Founded in 1990, the company has seen enormous success with its health, wellness and skin care products, as well as household goods.

But it has been logging a disappointing performance in the last few years.

While the company’s $118 million revenue in 2017 may seem impressive enough, if we take into account that it has a presence in 110 international markets, perspectives may change.

In 2016, the company made $695 million dollars. If that seems like a lot, consider this – in 2015, the company made $1.55 billion and was ranked number 11 on the Direct Selling News (DSN) list of the Global 100.

The year before, Tiens made $1.16 billion. Incidentally, that was also the year the company came under some scrutiny over its practices, as reported by The Guardian.

Nevertheless, its drop from a billion-dollar company to a million-dollar company has surely been a cause for concern for executive Li Jinyuan.

Based on pure revenue drop this is the worst multi level marketing company on this list performance wise

In January 2018, the company launched a new brand strategy to target the global market and incentivize young people, especially those under the age of 30.

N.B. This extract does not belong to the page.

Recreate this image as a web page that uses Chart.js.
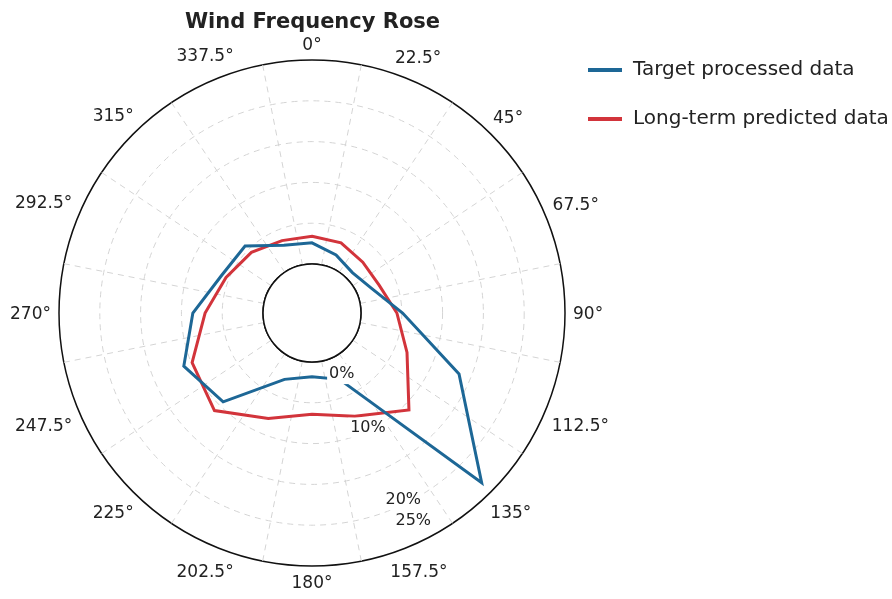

4. Naturally Plus ($111 million)

Another company from the East, Naturally Plus is headquartered in Tokyo, Japan. Founded in 1999, the company deals in cosmetics, food and beverages, as well as personal care and wellness products.

The company dabbles in nearly 100 markets worldwide, selling science-based nutritional supplements.

In 2017, the company made an annual revenue of $111 million.

This was  a huge dip from the $300 million the company raked in in 2016.

At $339 million, the 2015 numbers were even more promising. The steady decline, however, accords the company a spot on this list.

From several reviews we read of the company, one of its primary products, IZUMIO (hydrogen water), has caused intrigue in the market. There have been debates about whether hydrogen water is even healthy given that water already has hydrogen – this TIME article encapsulates the arguments in the debate. With the product often proving hard to sell to skeptical customers, perhaps Naturally Plus’ revenues has been affected over time too. This, of course, is only speculation.

 

Final Thoughts

So that was a list of four of the worst performing multi-level marketing companies based on their revenue data. Some of these companies have shown marked improvements from previous years but still rank low due to lower numbers. Others have shown inconsistent trends and therefore have found a place on this list. Perhaps the list will look different at the end of FY 2018.